The pipeline() API covers text, vision, and audio tasks with the same simple call signature.
Image Classification
Pipelines are not limited to text. Image classification labels an image with microsoft/resnet-18:
from PIL import Image
import requests
pipe = pipeline("image-classification", model='microsoft/resnet-18')
url = 'https://headsupfortails.com/cdn/shop/articles/Pomeranian_Dog_Guide_38876a16-d481-41d0-a5d8-4bf26afd2c8f.jpg?v=1754635331'
image = Image.open(requests.get(url, stream=True).raw)
output = pipe(image)
output
[{'label': 'Pomeranian', 'score': 0.9684421420097351}, {'label': 'kit fox, Vulpes macrotis', 'score': 0.0032119215466082096}, {'label': 'red fox, Vulpes vulpes', 'score': 0.0030783233232796192}, {'label': 'keeshond', 'score': 0.003051026491448283}, {'label': 'Arctic fox, white fox, Alopex lagopus', 'score': 0.002322540385648608}]
Image Segmentation
Segmentation goes further than classification — it returns a mask for each object in the image:
pipe = pipeline('image-segmentation', model='nvidia/segformer-b0-finetuned-ade-512-512')
url = 'https://headsupfortails.com/cdn/shop/articles/Pomeranian_Dog_Guide_38876a16-d481-41d0-a5d8-4bf26afd2c8f.jpg?v=1754635331'
image = Image.open(requests.get(url, stream=True).raw)
output = pipe(image)
output
[{'score': None, 'label': 'tree', 'mask': <PIL.Image.Image image mode=L size=801x801>}, {'score': None, 'label': 'grass', 'mask': <PIL.Image.Image image mode=L size=801x801>}, {'score': None, 'label': 'person', 'mask': <PIL.Image.Image image mode=L size=801x801>}, {'score': None, 'label': 'animal', 'mask': <PIL.Image.Image image mode=L size=801x801>}]

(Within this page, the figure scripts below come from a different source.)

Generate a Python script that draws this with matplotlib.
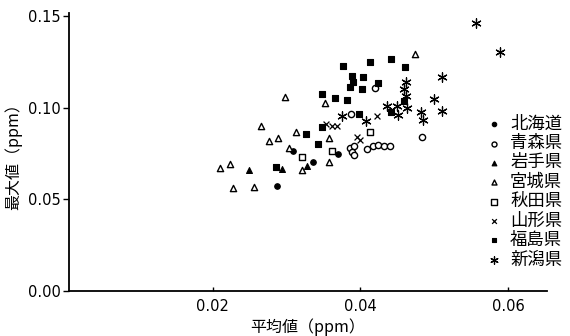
import matplotlib
matplotlib.use("Agg")
from matplotlib import pyplot as plt
from matplotlib.ticker import FormatStrFormatter

plt.rcParams['font.family'] = ['Noto Sans CJK JP', 'DejaVu Sans']

# 各県の測定局: 平均値 (x) と 最大値 (y), 単位 ppm
hokkaido_x = [0.0287, 0.0309, 0.0336, 0.0370]
hokkaido_y = [0.0573, 0.0764, 0.0704, 0.0747]

aomori_x = [0.0386, 0.0391, 0.0389, 0.0391, 0.0409, 0.0417, 0.0424, 0.0432, 0.0440, 0.0387, 0.0420, 0.0483]
aomori_y = [0.0780, 0.0791, 0.0758, 0.0742, 0.0775, 0.0791, 0.0797, 0.0791, 0.0791, 0.0966, 0.1107, 0.0840]

iwate_x = [0.0249, 0.0294, 0.0328]
iwate_y = [0.0660, 0.0666, 0.0682]

miyagi_x = [0.0210, 0.0223, 0.0227, 0.0256, 0.0265, 0.0276, 0.0288, 0.0298, 0.0313, 0.0303,
            0.0321, 0.0352, 0.0357, 0.0357, 0.0474]
miyagi_y = [0.0671, 0.0693, 0.0562, 0.0567, 0.0900, 0.0818, 0.0835, 0.1058, 0.0867, 0.0780,
            0.0660, 0.1026, 0.0835, 0.0704, 0.1293]

akita_x = [0.0321, 0.0361, 0.0413]
akita_y = [0.0731, 0.0764, 0.0867]

yamagata_x = [0.0353, 0.0361, 0.0368, 0.0395, 0.0399, 0.0422]
yamagata_y = [0.0911, 0.0900, 0.0900, 0.0840, 0.0824, 0.0955]

fukushima_x = [0.0348, 0.0365, 0.0382, 0.0376, 0.0413, 0.0441, 0.0460, 0.0388, 0.0390, 0.0386,
               0.0403, 0.0402, 0.0424, 0.0398, 0.0441, 0.0459, 0.0348, 0.0326, 0.0342, 0.0285]
fukushima_y = [0.1075, 0.1053, 0.1042, 0.1227, 0.1249, 0.1266, 0.1222, 0.1173, 0.1140, 0.1113,
               0.1167, 0.1102, 0.1135, 0.0966, 0.0977, 0.1037, 0.0895, 0.0857, 0.0802, 0.0676]

niigata_x = [0.0375, 0.0407, 0.0436, 0.0450, 0.0451, 0.0462, 0.0459, 0.0462, 0.0463, 0.0482,
             0.0485, 0.0500, 0.0511, 0.0511, 0.0557, 0.0589]
niigata_y = [0.0955, 0.0927, 0.1009, 0.1009, 0.0960, 0.1140, 0.1102, 0.1064, 0.0998, 0.0977,
             0.0933, 0.1047, 0.1167, 0.0982, 0.1462, 0.1304]

x_ticks = [0.02, 0.04, 0.06]
y_ticks = [0.00, 0.05, 0.10, 0.15]

fig = plt.figure(figsize=(5.7, 3.36), dpi=100)
ax = fig.add_axes([0.1211, 0.134, 0.8386, 0.826])

# (label, x, y, marker, filled, size)
series = [
    ("北海道", hokkaido_x, hokkaido_y, "o", True, 16),
    ("青森県", aomori_x, aomori_y, "o", False, 20),
    ("岩手県", iwate_x, iwate_y, "^", True, 18),
    ("宮城県", miyagi_x, miyagi_y, "^", False, 20),
    ("秋田県", akita_x, akita_y, "s", False, 22),
    ("山形県", yamagata_x, yamagata_y, "x", True, 18),
    ("福島県", fukushima_x, fukushima_y, "s", True, 20),
    ("新潟県", niigata_x, niigata_y, (6, 2, 0), True, 45),
]

for label, xs, ys, marker, filled, size in series:
    if marker in ("x", (6, 2, 0)):
        ax.scatter(xs, ys, marker=marker, s=size, c="black", linewidths=0.9, label=label)
    elif filled:
        ax.scatter(xs, ys, marker=marker, s=size, c="black", edgecolors="black", linewidths=0.8, label=label)
    else:
        ax.scatter(xs, ys, marker=marker, s=size, facecolors="white", edgecolors="black", linewidths=1.0, label=label)

ax.set_xlim(0.0005, 0.0653)
ax.set_ylim(0, 0.1515)

ax.spines['top'].set_visible(False)
ax.spines['right'].set_visible(False)
ax.spines['left'].set_linewidth(1.3)
ax.spines['bottom'].set_linewidth(1.3)

ax.set_xticks(x_ticks)
ax.set_yticks(y_ticks)
ax.xaxis.set_major_formatter(FormatStrFormatter('%.2f'))
ax.yaxis.set_major_formatter(FormatStrFormatter('%.2f'))
ax.tick_params(axis='y', direction='out', length=4, width=1, pad=2)
ax.tick_params(axis='x', direction='in', length=3, width=1, pad=6)
for lbl in ax.get_xticklabels() + ax.get_yticklabels():
    lbl.set_family('DejaVu Sans')
    lbl.set_fontsize(10.5)

ax.set_xlabel("平均値（ppm）", fontsize=11.5, labelpad=3)
ax.set_ylabel("最大値（ppm）", fontsize=11.5, labelpad=4)

ax.legend(loc='upper left', bbox_to_anchor=(0.840, 0.6845), bbox_transform=fig.transFigure,
          frameon=False, fontsize=12.5, labelspacing=0.08, handlelength=0.8,
          handletextpad=0.5, borderpad=0, scatterpoints=1, markerscale=0.8)

fig.savefig("out.png", dpi=100)
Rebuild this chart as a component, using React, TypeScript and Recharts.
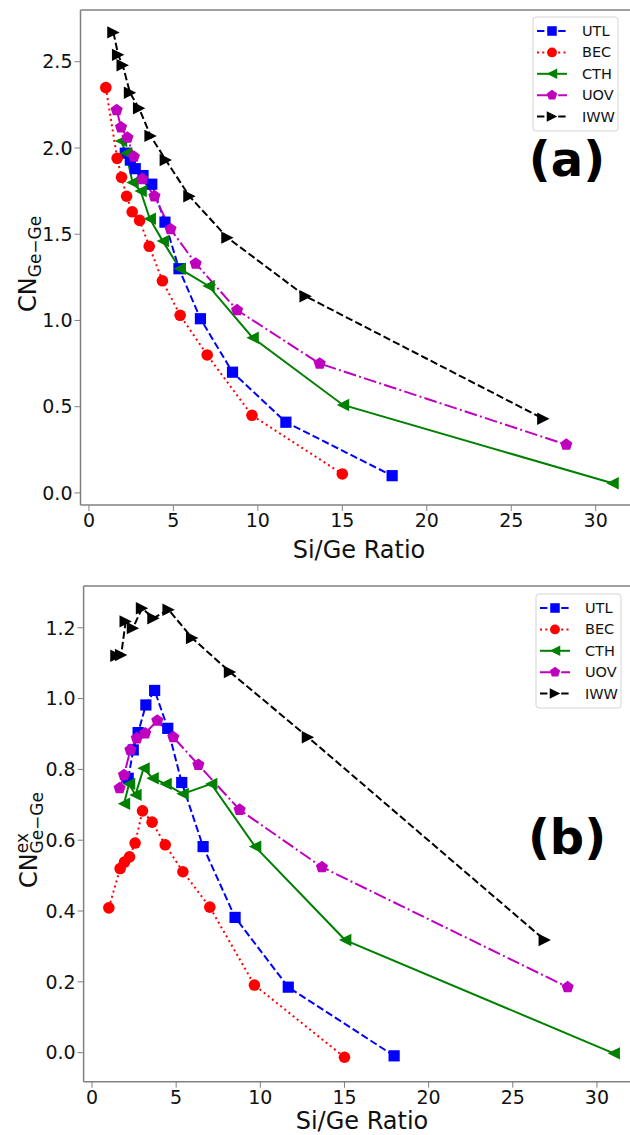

Each result carries a mask you can display as an image — for example output[2]['mask'] shows the "person" mask.
Text to Speech
Audio works the same way. The text-to-speech task synthesizes speech with suno/bark-small:
import soundfile as sf
pipe = pipeline('text-to-speech')
text = """Sam Altman on Wednesday returned to OpenAI as the chief executive officer (CEO) and sacked the Board that had fired him last week."""
output = pipe(text)
Save the generated waveform to a .wav file:
sf.write('speech.wav', output['audio'].T, samplerate=output['sampling_rate'])
Note
output is a dictionary with an audio NumPy array and a sampling_rate (here 24000 Hz). The .T transposes the array into the channel layout soundfile expects.
Text to Music Generation
The text-to-audio task with facebook/musicgen-small generates music from a text prompt:
pipe = pipeline('text-to-audio', model="facebook/musicgen-small")
text = "a chill song with influences from lofi, chillstep and downtempo"
output = pipe(text)
Save the result with SciPy:
import scipy
scipy.io.wavfile.write("music.wav", rate=output["sampling_rate"], data=output['audio'])
Choosing the Right Model
With millions of checkpoints on the Hub, use this checklist before committing to one in a project:
| Question | What to check |
|---|---|
| Is it for my task? | Task tag, model-card examples, pipeline support |
| Can I use it legally? | License, commercial restrictions, gated access |
| Will it run on my machine? | Model size, RAM/VRAM, quantized versions |
| Is it reliable enough? | Evaluation metrics, known limitations, recent updates |
Important
Always read the model card (the repo's README) before using a checkpoint. It tells you the intended task, the license, evaluation metrics, and known limitations. Never copy a checkpoint name blindly.
You can confirm the official documentation links from the Hugging Face pipeline tutorial and the Hub documentation.
Summary
The pipeline() API is the single most useful entry point in Hugging Face Transformers. With one function call you ran sentiment analysis, NER, question answering, summarization, translation, text generation, image classification, segmentation, speech synthesis, and music generation — all on pretrained models, with no training required.
The pattern never changes: pick a task, pick a checkpoint trained for it, pass your input, and read the output. Once this workflow feels natural, the next step is fine-tuning — adapting a pretrained model to your own dataset, which the rest of this series covers.